Wednesday, April 11, 2007

Sifting through the files . . . some random photos and thoughts

Was going through some photos, trying to cull a few and reduce the number - several hundred - on the hard drive at home. There were so many in one directory that the access speed reminded me of the old disk drives that barely held a megabyte. Remember those and how slowly they performed? Here are a couple of photos that I'd forgotten about but captured my attention anew. These were scans of either prints or negatives . . . all taken on vintage cameras from the 1950s.

The organ pipe photo above appeared in an art/photo show sponsored by the Episcopal Church a couple of years ago. These pipes belong to an organ in one of the oldest churches in the U.S. The parish, located near Jamestown in Virginia, dates to about 1619 (just twelve years after Jamestown's founding).

The tombstone image is from a very old graveyard attached to the burned out brick shell of an 18th century Episcopal Church near Bacon's Castle in Isle of Wight County, Virginia. This area, on the south side of the James River across from Jamestown, was a last outpost for rebels who tried to overthrow the Virginia colonial government in 1676. For a long time historians liked to highlight Bacon's Rebellion as a harbinger of the American Revolution. Coming exactly a century earlier, it was easy - although incorrect, it turns out - to make the analogy and suggest that Bacon and his backcountry supporters - most of them former indentured servants - somehow presaged the later colonial opposition to royal authority.

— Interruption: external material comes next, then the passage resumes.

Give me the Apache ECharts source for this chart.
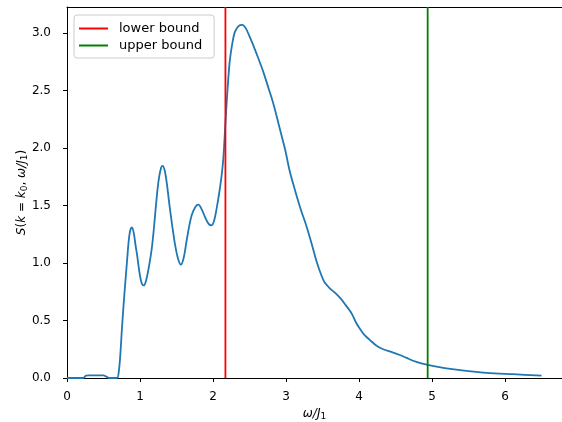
<!DOCTYPE html>
<html>
<head>
<meta charset="utf-8">
<script src="https://cdn.jsdelivr.net/npm/echarts@6/dist/echarts.min.js"></script>
<style>
html,body{margin:0;padding:0;background:#fff;}
#chart{width:562px;height:422px;}
</style>
</head>
<body>
<div id="chart"></div>
<script>
// Data
const omega = [0, 0.22, 0.26, 0.30, 0.50, 0.54, 0.58, 0.685, 0.71, 0.73, 0.753, 0.78, 0.80, 0.825, 0.845, 0.865, 0.89, 0.915, 0.94, 0.96, 0.99, 1.02, 1.05, 1.08, 1.12, 1.16, 1.19, 1.23, 1.26, 1.29, 1.31, 1.34, 1.37, 1.40, 1.44, 1.48, 1.52, 1.56, 1.60, 1.64, 1.68, 1.71, 1.76, 1.80, 1.85, 1.89, 1.94, 1.98, 2.02, 2.07, 2.11, 2.14, 2.17, 2.20, 2.23, 2.27, 2.30, 2.35, 2.40, 2.45, 2.50, 2.56, 2.62, 2.69, 2.76, 2.82, 2.87, 2.93, 2.99, 3.05, 3.12, 3.20, 3.28, 3.35, 3.42, 3.48, 3.53, 3.60, 3.69, 3.75, 3.81, 3.90, 3.96, 4.01, 4.08, 4.15, 4.24, 4.33, 4.45, 4.56, 4.65, 4.74, 4.84, 4.94, 5.10, 5.25, 5.50, 5.75, 6.10, 6.50];
const sValues = [0, 0, 0.02, 0.022, 0.022, 0.012, 0, 0, 0.06, 0.20, 0.435, 0.68, 0.84, 1.04, 1.19, 1.28, 1.31, 1.26, 1.15, 1.07, 0.93, 0.83, 0.805, 0.84, 0.96, 1.12, 1.30, 1.58, 1.74, 1.83, 1.845, 1.80, 1.68, 1.52, 1.33, 1.16, 1.04, 0.985, 1.05, 1.20, 1.34, 1.42, 1.49, 1.507, 1.46, 1.40, 1.34, 1.327, 1.38, 1.55, 1.72, 1.90, 2.22, 2.52, 2.76, 2.93, 3.01, 3.06, 3.07, 3.04, 2.97, 2.88, 2.78, 2.66, 2.52, 2.40, 2.28, 2.13, 1.98, 1.80, 1.64, 1.47, 1.32, 1.17, 1.01, 0.90, 0.83, 0.78, 0.73, 0.69, 0.64, 0.56, 0.48, 0.43, 0.37, 0.33, 0.28, 0.25, 0.225, 0.20, 0.175, 0.15, 0.13, 0.115, 0.095, 0.08, 0.06, 0.045, 0.033, 0.02];
const lowerBound = 2.17;
const upperBound = 4.94;
const xTicks = [0, 1, 2, 3, 4, 5, 6];
const yTicks = [0, 0.5, 1.0, 1.5, 2.0, 2.5, 3.0];
const xMax = 6.78;
const yMax = 3.226;

const FONT = 'DejaVu Sans';
const chart = echarts.init(document.getElementById('chart'), null, {renderer: 'canvas'});
const curve = omega.map((w, i) => [w, sValues[i]]);
const spine = {show: true, onZero: false, lineStyle: {color: '#000', width: 1}};

const option = {
  backgroundColor: '#fff',
  animation: false,
  grid: {left: 67, top: 7, right: 0, bottom: 44, containLabel: false, outerBoundsMode: 'none'},
  legend: {
    orient: 'vertical',
    left: 74, top: 15,
    padding: [7, 12, 6, 5],
    itemGap: 4,
    itemWidth: 29, itemHeight: 2,
    icon: 'rect',
    backgroundColor: 'rgba(255,255,255,0.8)',
    borderColor: '#cccccc', borderWidth: 1, borderRadius: 3,
    textStyle: {fontFamily: FONT, fontSize: 13, color: '#000', padding: [0, 0, 0, 6]},
    data: ['lower bound', 'upper bound']
  },
  xAxis: [{
    type: 'value', min: 0, max: xMax, interval: 1,
    position: 'bottom',
    name: '{i|ω/J}{s|1}',
    nameLocation: 'middle', nameGap: 28, nameMoveOverlap: false,
    nameTextStyle: {
      fontFamily: FONT, fontSize: 12, color: '#000',
      rich: {i: {fontFamily: FONT, fontSize: 12, fontStyle: 'italic', color: '#000'},
             s: {fontFamily: FONT, fontSize: 9, color: '#000', verticalAlign: 'bottom', padding: [6, 0, 0, 0]}}
    },
    splitLine: {show: false},
    axisLine: spine,
    axisTick: {show: true, length: 4, inside: false, lineStyle: {color: '#000', width: 1}, customValues: xTicks},
    axisLabel: {
      fontFamily: FONT, fontSize: 12, color: '#000', margin: 13,
      customValues: xTicks,
      formatter: v => (Math.abs(v - Math.round(v)) < 1e-9 ? String(Math.round(v)) : '')
    }
  }, {
    type: 'value', min: 0, max: xMax, position: 'top',
    axisLine: spine, axisTick: {show: false}, axisLabel: {show: false}, splitLine: {show: false}
  }],
  yAxis: [{
    type: 'value', min: 0, max: yMax, interval: 0.5,
    position: 'left',
    name: '{i|S}{n|(}{i|k}{n| = }{i|k}{s|0}{n|, }{i|ω/J}{s|1}{n|)}',
    nameLocation: 'middle', nameRotate: 90, nameGap: 38, nameMoveOverlap: false,
    nameTextStyle: {
      fontFamily: FONT, fontSize: 12, color: '#000',
      rich: {i: {fontFamily: FONT, fontSize: 12, fontStyle: 'italic', color: '#000'},
             n: {fontFamily: FONT, fontSize: 12, color: '#000'},
             s: {fontFamily: FONT, fontSize: 9, color: '#000', verticalAlign: 'bottom', padding: [6, 0, 0, 0]}}
    },
    splitLine: {show: false},
    axisLine: spine,
    axisTick: {show: true, length: 4, inside: false, lineStyle: {color: '#000', width: 1}, customValues: yTicks},
    axisLabel: {
      fontFamily: FONT, fontSize: 12, color: '#000', margin: 16,
      customValues: yTicks,
      formatter: v => (Math.abs(v * 2 - Math.round(v * 2)) < 1e-9 ? v.toFixed(1) : '')
    }
  }],
  series: [{
    name: 'S',
    type: 'line',
    data: curve,
    smooth: 0.3,
    showSymbol: false,
    lineStyle: {color: '#1f77b4', width: 1.8},
    z: 3
  }, {
    name: 'lower bound',
    type: 'line',
    data: [[lowerBound, 0], [lowerBound, yMax]],
    showSymbol: false,
    color: '#ff0000',
    lineStyle: {color: '#ff0000', width: 1.8},
    z: 4
  }, {
    name: 'upper bound',
    type: 'line',
    data: [[upperBound, 0], [upperBound, yMax]],
    showSymbol: false,
    color: '#008000',
    lineStyle: {color: '#008000', width: 1.8},
    z: 4
  }]
};
chart.setOption(option);
</script>
</body>
</html>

This final photograph shows detail from St. Luke's Episcopal Church, another 17th century church located in Isle of Wight County (not far from Smithfield . . . think ham, bacon and anything pork-related). Although not used for regular services now, it's open daily for tours, is a popular destination for school field trips, and is used for occasional services by the nearby Episcopal parish in Smithfield. Only a few minutes from my parents' home, I always stop by to stroll the grounds when visiting Virginia. (My oldest friend, India, who still lives in the area and teaches high school social studies, can correct me if any of my history proves incorrect.)

1 comment:

One Wink at a Time said...

I really like the tombstone picture... and the way you incorporate a history lesson with your photos. You're makin' me more smarter ;-) Hope you're feeling better.